### Source material
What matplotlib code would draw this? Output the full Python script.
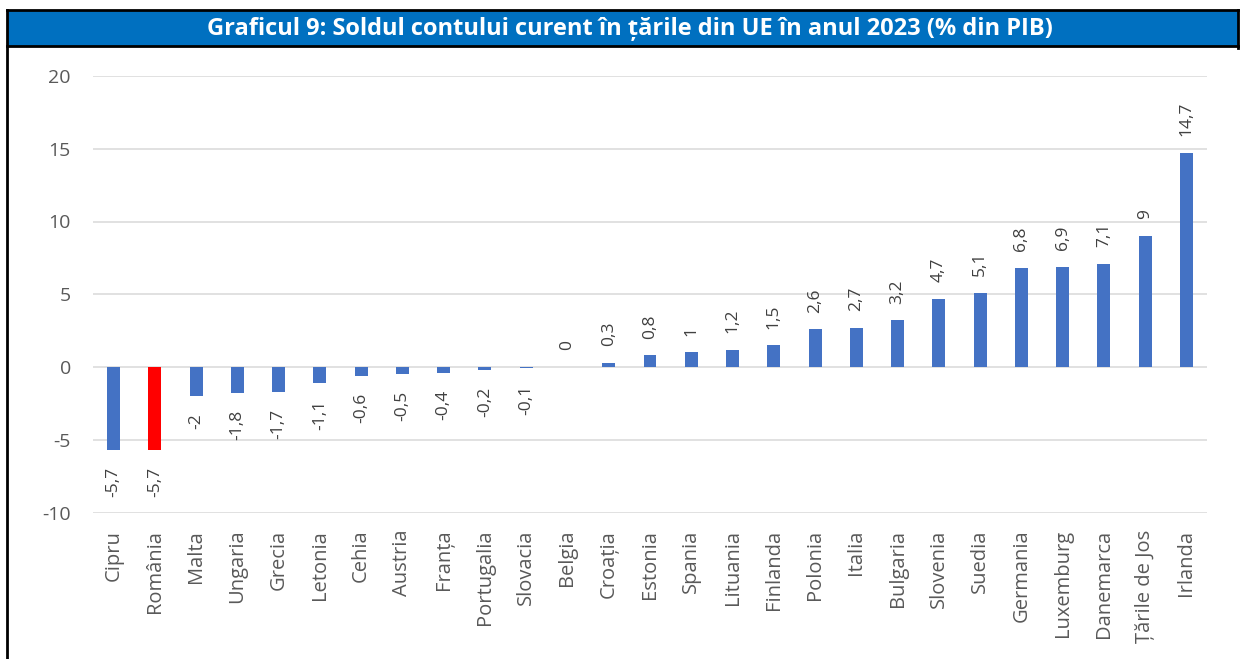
import matplotlib

matplotlib.use("Agg")
import matplotlib.pyplot as plt
from matplotlib.patches import Rectangle
from matplotlib.lines import Line2D

countries = ["Cipru", "România", "Malta", "Ungaria", "Grecia", "Letonia", "Cehia",
             "Austria", "Franța", "Portugalia", "Slovacia", "Belgia", "Croația",
             "Estonia", "Spania", "Lituania", "Finlanda", "Polonia", "Italia",
             "Bulgaria", "Slovenia", "Suedia", "Germania", "Luxemburg", "Danemarca",
             "Țările de Jos", "Irlanda"]
values = [-5.7, -5.7, -2, -1.8, -1.7, -1.1, -0.6, -0.5, -0.4, -0.2, -0.1, 0, 0.3,
          0.8, 1, 1.2, 1.5, 2.6, 2.7, 3.2, 4.7, 5.1, 6.8, 6.9, 7.1, 9, 14.7]
yticks = [-10, -5, 0, 5, 10, 15, 20]

BLUE = "#4472C4"
RED = "#FF0000"
GREY = "#595959"

plt.rcParams["font.family"] = ["Open Sans", "DejaVu Sans"]

W, H = 1244, 659
fig = plt.figure(figsize=(W / 100, H / 100), dpi=100)

# title bar and frame (pixel coords from the top-left)
fig.patches.append(Rectangle((7 / W, 1 - 46 / H), (1238 - 7) / W, 35 / H,
                             transform=fig.transFigure, facecolor="#0070C0",
                             edgecolor="none"))
for xs, ys in [((7, 1238), (10, 10)), ((7, 1238), (46, 46)),
               ((7, 7), (10, 659)), ((1238, 1238), (10, 48))]:
    fig.lines.append(Line2D([x / W for x in xs], [1 - y / H for y in ys],
                            transform=fig.transFigure, color="black", lw=2))
fig.text(630 / W, 1 - 29 / H,
         "Graficul 9: Soldul contului curent în țările din UE în anul 2023 (% din PIB)",
         ha="center", va="center", color="white", fontsize=17, fontweight="bold")

ax = fig.add_axes([93 / W, 1 - 512.5 / H, 1114 / W, 436.5 / H])
colors = [RED if c == "România" else BLUE for c in countries]
x = range(len(countries))
ax.bar(x, values, width=0.315, color=colors, zorder=3)
ax.set_xlim(-0.5, len(countries) - 0.5)
ax.set_ylim(-10, 20)
ax.set_yticks(yticks)
ax.set_yticklabels([str(t) for t in yticks], fontsize=14, color=GREY)
ax.set_xticks(list(x))
ax.set_xticklabels(countries, rotation=90, fontsize=14.5, color=GREY)
ax.tick_params(length=0)
ax.tick_params(axis="y", pad=16)
ax.tick_params(axis="x", pad=12.5)
ax.grid(axis="y", color="#D9D9D9", lw=1.1, zorder=0)
for s in ax.spines.values():
    s.set_visible(False)

for i, v in enumerate(values):
    lab = f"{v:g}".replace(".", ",")
    if v >= 0:
        ax.annotate(lab, (i, v), xytext=(0, 12), textcoords="offset points",
                    rotation=90, ha="center", va="bottom", fontsize=12.5,
                    color="#404040")
    else:
        ax.annotate(lab, (i, v), xytext=(0, -12), textcoords="offset points",
                    rotation=90, ha="center", va="top", fontsize=12.5,
                    color="#404040")

fig.savefig("out.png", dpi=100)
######
Instructions for the task
Starting at the top of the listing above, reproduce each line up to and including the one with "from matplotlib.lines import Line2D"; omit the pictures.

Solution for this exercise
What matplotlib code would draw this? Output the full Python script.
import matplotlib

matplotlib.use("Agg")
import matplotlib.pyplot as plt
from matplotlib.patches import Rectangle
from matplotlib.lines import Line2D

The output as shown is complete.